PROBLEM TO WORK ON: Starting at the line that contains "Write a Python" and stopping at the line that contains "import numpy as np", copy every line exactly, both ends included, without the pictures.

PROVIDED DATA:
[BEGIN]
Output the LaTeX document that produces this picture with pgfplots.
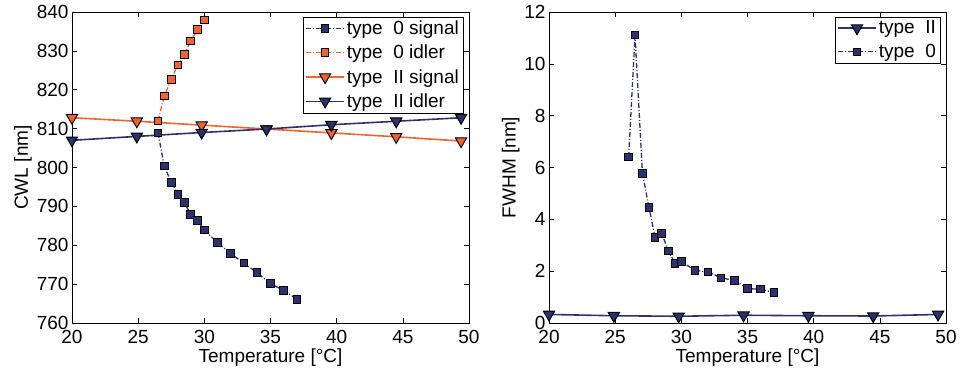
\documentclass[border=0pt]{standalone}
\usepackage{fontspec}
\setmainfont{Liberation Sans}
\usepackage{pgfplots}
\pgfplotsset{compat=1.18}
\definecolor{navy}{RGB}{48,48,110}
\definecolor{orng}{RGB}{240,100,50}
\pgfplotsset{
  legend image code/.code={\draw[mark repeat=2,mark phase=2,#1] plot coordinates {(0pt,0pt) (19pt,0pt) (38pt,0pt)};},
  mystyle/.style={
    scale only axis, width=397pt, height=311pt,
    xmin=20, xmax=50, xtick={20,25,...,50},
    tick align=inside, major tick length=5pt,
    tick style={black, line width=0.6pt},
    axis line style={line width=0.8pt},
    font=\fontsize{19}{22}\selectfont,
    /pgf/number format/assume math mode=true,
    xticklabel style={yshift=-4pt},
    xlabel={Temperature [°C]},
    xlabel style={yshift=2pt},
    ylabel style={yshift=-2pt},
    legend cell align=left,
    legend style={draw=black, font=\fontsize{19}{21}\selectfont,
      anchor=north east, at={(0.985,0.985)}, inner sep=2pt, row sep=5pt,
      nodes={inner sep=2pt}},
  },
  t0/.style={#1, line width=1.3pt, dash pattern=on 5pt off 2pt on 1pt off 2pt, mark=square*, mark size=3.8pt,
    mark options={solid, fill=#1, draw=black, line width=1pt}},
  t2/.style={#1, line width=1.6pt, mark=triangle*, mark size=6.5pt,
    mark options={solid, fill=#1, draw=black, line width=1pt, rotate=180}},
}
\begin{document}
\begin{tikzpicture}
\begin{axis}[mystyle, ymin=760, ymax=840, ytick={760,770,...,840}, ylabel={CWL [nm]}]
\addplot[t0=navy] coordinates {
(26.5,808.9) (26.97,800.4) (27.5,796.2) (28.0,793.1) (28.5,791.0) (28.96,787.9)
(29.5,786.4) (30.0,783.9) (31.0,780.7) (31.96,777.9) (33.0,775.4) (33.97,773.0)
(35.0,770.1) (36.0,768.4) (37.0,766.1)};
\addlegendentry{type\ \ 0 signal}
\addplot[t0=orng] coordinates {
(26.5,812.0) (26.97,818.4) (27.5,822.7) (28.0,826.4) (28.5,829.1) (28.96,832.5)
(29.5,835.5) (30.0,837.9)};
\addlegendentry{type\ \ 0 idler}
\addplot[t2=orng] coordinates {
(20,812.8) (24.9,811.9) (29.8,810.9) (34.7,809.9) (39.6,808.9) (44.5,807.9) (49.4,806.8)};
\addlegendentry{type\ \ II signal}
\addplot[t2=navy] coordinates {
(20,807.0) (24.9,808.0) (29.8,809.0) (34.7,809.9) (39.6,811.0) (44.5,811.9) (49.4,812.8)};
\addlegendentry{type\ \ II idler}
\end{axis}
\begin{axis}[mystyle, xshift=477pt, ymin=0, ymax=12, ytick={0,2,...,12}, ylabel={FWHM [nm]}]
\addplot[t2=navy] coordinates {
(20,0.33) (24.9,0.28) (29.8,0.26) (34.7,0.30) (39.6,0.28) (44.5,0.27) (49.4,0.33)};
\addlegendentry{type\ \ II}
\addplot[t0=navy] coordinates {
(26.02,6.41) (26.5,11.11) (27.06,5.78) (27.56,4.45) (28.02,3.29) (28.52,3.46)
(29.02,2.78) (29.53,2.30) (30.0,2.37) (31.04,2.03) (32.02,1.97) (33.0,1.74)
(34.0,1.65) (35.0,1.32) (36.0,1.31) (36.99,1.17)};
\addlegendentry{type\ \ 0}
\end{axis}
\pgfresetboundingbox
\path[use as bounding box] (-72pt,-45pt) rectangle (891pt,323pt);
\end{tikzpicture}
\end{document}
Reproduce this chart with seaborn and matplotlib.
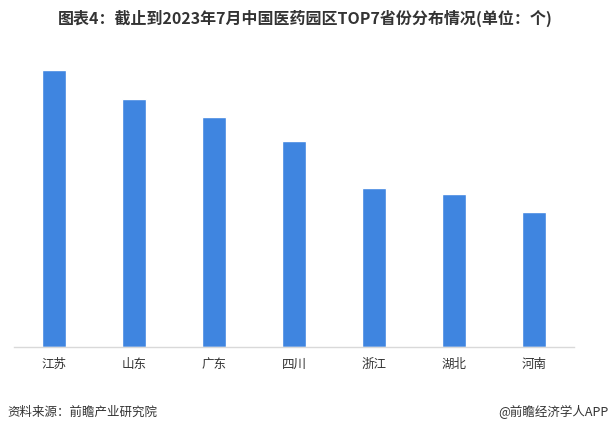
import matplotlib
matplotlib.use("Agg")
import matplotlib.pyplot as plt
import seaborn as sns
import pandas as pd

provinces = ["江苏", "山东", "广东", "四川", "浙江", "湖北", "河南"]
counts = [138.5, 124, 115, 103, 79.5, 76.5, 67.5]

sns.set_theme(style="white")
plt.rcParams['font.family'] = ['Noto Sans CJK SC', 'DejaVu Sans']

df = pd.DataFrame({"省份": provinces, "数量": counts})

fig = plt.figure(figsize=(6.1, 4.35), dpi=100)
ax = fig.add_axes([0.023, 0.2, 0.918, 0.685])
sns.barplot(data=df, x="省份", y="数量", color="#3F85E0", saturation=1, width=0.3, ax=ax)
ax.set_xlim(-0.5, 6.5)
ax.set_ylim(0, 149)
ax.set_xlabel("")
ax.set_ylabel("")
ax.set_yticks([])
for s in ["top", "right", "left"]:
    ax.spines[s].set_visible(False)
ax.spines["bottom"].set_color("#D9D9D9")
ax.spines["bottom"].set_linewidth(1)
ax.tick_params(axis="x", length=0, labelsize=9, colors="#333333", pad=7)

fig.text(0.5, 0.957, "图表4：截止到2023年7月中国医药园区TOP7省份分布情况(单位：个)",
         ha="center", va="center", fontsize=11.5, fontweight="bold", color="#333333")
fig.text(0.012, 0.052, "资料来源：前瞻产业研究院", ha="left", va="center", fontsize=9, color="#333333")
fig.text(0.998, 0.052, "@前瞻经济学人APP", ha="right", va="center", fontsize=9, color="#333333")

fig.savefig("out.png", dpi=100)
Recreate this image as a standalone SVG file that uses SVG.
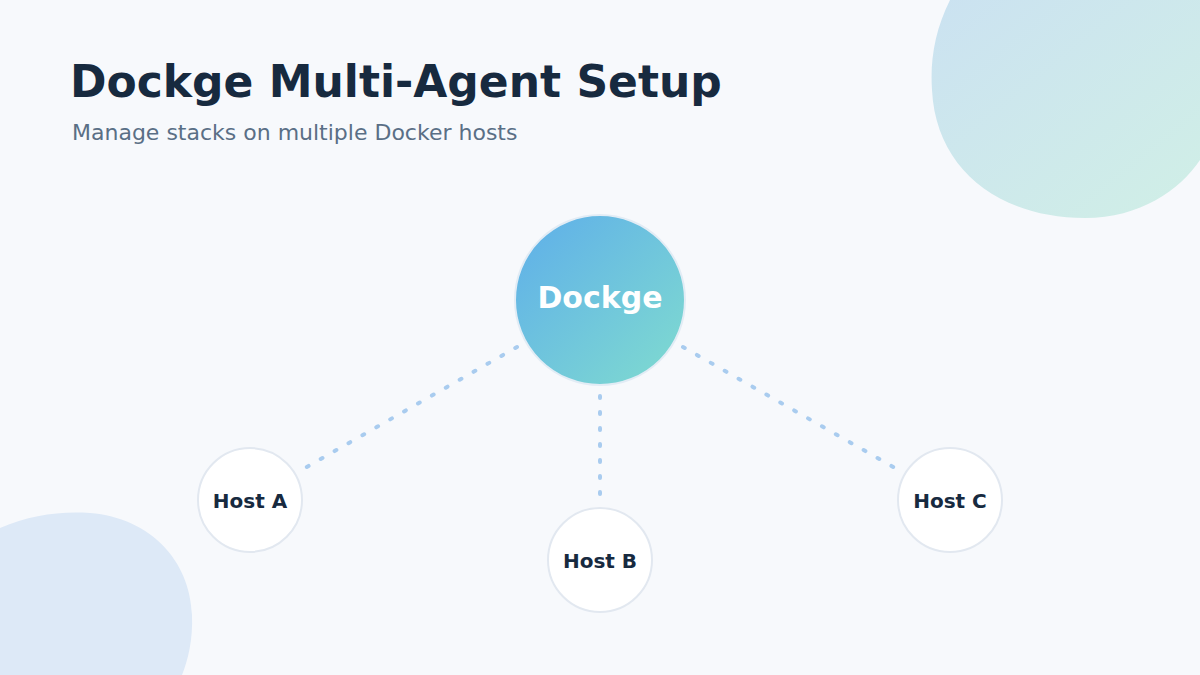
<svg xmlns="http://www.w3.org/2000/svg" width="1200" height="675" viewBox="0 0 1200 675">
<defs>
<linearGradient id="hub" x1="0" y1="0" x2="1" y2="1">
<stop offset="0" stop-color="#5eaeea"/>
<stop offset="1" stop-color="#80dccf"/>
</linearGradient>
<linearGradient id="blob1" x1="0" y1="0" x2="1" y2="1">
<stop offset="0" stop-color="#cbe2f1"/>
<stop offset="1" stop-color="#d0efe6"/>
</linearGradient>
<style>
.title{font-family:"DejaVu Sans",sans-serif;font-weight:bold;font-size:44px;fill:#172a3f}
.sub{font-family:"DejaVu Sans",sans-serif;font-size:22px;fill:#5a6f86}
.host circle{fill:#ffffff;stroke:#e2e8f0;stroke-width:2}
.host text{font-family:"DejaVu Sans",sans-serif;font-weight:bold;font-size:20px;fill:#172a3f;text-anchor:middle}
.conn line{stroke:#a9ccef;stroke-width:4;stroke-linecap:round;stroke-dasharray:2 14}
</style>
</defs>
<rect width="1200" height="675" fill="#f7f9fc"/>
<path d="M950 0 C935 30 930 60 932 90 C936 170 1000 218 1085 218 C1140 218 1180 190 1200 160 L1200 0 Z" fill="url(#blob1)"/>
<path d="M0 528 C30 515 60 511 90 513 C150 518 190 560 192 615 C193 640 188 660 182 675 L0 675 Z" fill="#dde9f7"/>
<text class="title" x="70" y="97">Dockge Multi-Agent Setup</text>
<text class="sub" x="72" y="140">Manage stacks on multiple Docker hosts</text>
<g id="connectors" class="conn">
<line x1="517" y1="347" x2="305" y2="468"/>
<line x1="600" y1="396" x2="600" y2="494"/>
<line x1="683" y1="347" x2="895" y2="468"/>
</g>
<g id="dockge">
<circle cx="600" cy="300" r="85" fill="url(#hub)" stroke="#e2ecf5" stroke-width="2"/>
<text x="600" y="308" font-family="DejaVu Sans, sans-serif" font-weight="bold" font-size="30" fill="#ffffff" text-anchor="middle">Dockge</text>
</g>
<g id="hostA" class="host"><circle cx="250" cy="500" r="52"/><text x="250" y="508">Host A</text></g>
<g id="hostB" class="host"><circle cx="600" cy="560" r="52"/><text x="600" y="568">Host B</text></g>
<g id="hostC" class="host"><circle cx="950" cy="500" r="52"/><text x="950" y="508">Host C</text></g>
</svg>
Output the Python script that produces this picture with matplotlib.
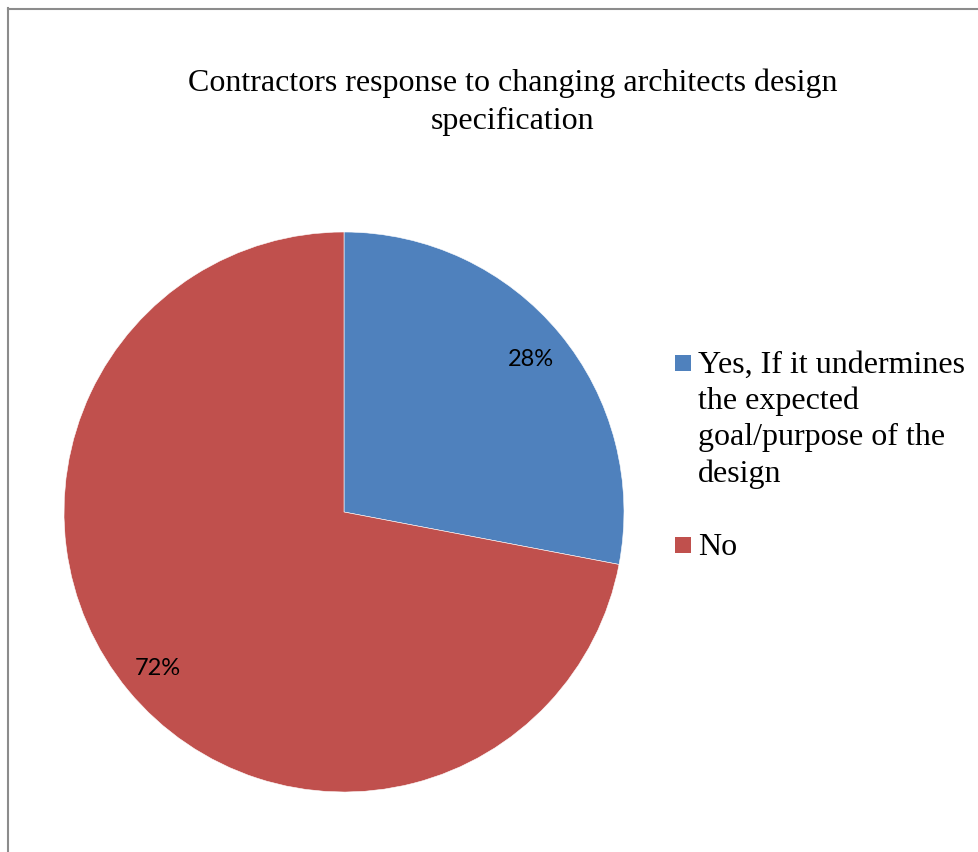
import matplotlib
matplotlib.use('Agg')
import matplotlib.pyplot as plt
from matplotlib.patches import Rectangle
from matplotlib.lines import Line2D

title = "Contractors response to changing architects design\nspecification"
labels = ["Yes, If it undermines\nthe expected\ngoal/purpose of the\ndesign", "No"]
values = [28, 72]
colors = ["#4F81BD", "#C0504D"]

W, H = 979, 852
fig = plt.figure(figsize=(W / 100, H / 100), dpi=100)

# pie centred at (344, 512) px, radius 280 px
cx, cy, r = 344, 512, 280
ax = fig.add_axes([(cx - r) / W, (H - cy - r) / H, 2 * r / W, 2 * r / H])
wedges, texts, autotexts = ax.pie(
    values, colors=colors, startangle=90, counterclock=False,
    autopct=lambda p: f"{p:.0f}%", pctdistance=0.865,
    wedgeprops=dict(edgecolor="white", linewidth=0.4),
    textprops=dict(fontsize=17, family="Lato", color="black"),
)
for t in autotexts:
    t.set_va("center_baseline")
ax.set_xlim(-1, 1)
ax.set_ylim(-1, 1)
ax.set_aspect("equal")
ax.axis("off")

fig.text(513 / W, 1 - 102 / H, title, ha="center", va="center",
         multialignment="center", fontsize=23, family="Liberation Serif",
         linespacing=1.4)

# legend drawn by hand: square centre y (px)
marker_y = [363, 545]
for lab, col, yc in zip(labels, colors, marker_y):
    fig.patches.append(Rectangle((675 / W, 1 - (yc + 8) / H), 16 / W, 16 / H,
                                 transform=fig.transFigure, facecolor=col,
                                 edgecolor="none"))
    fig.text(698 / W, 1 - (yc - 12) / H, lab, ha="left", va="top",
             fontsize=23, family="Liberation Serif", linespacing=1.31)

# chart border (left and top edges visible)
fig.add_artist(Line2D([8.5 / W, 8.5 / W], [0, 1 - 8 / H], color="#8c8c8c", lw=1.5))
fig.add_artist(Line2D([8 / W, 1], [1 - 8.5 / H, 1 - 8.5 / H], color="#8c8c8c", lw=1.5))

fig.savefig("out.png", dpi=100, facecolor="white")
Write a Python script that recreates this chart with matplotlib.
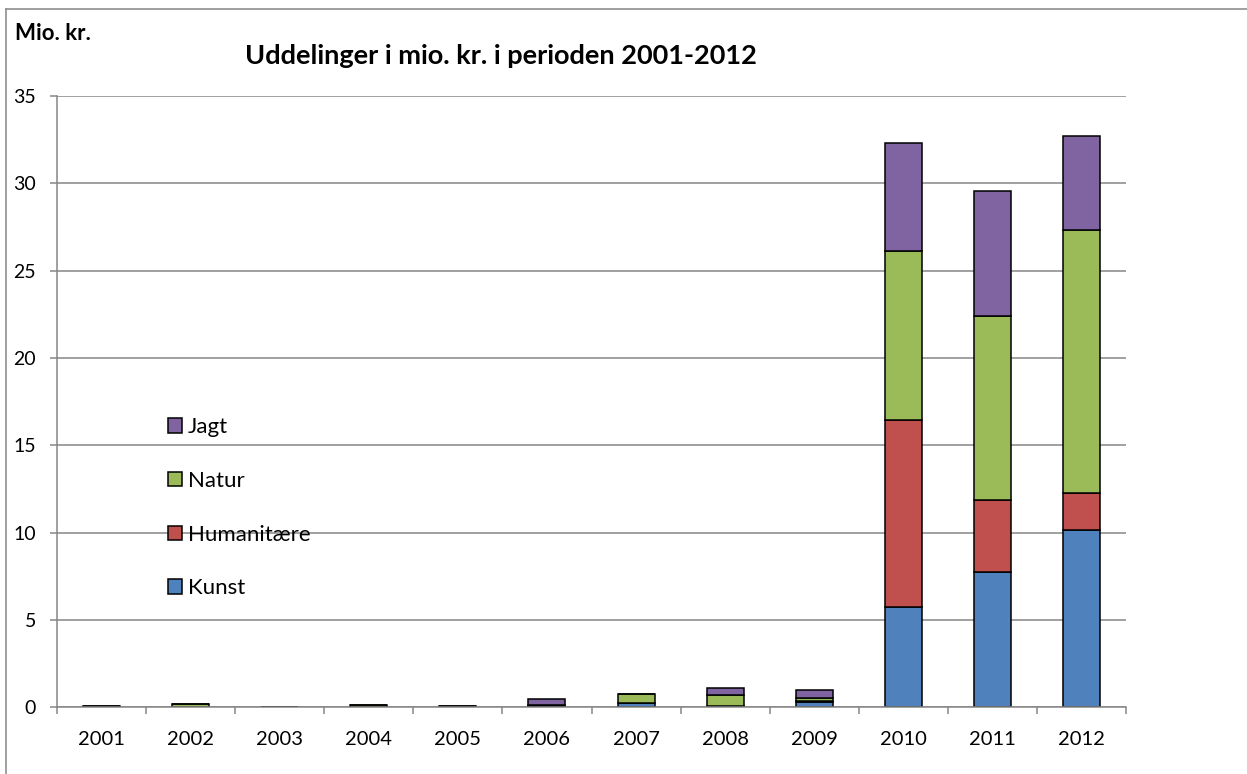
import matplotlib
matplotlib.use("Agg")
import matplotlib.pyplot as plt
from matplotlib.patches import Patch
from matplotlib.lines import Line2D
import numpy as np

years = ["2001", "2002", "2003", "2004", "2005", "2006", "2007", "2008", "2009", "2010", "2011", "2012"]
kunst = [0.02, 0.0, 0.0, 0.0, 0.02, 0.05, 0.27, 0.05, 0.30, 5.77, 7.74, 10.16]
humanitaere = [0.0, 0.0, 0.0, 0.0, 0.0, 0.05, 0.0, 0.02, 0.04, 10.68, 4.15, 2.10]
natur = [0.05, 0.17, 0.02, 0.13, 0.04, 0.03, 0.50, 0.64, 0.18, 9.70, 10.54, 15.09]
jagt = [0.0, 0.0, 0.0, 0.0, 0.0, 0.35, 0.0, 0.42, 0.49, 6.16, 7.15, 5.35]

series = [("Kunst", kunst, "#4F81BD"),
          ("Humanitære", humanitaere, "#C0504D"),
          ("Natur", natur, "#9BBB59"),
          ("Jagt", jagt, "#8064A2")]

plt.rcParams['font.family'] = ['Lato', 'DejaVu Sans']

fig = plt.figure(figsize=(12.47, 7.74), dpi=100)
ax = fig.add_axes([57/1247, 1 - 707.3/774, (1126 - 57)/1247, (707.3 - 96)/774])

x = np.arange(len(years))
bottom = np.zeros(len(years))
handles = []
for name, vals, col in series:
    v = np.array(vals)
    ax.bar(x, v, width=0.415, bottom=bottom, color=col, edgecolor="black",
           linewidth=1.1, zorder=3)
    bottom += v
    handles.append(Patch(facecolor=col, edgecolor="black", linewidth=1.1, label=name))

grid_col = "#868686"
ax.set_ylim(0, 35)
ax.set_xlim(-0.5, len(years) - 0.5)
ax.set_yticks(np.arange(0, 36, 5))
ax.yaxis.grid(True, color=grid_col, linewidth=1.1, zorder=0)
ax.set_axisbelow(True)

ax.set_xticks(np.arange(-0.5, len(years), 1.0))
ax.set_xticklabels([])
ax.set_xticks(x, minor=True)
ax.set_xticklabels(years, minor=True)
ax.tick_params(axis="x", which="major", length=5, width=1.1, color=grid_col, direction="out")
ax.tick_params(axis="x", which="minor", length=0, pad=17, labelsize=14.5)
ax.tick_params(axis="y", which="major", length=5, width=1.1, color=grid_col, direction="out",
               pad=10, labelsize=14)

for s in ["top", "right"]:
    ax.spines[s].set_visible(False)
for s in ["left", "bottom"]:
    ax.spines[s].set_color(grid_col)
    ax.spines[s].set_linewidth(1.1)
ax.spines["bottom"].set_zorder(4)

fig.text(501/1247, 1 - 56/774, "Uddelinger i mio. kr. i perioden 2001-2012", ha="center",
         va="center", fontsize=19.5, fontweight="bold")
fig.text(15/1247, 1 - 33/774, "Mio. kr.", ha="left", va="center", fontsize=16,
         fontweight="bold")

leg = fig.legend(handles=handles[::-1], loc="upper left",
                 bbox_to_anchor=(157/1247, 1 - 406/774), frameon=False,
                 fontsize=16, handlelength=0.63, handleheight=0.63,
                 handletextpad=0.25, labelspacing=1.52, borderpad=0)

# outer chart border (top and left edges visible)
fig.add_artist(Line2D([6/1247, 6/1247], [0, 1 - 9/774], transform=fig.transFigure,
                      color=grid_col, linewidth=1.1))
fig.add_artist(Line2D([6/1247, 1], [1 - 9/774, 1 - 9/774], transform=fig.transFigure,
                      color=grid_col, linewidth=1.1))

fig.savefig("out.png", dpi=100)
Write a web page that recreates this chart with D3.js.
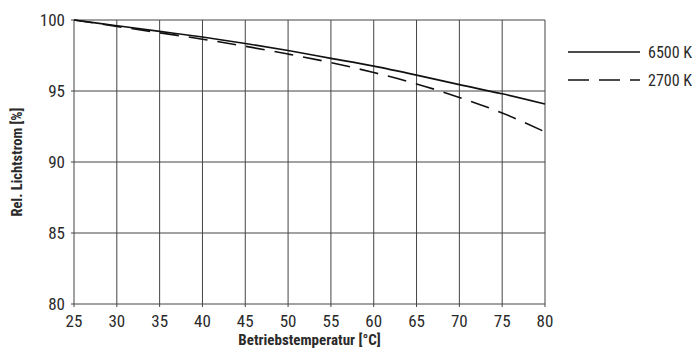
[END]
WRITTEN RESPONSE:
Write a Python script that recreates this chart with matplotlib.
import matplotlib
matplotlib.use("Agg")
import matplotlib.pyplot as plt
from matplotlib.patches import Patch
from matplotlib.lines import Line2D
import numpy as np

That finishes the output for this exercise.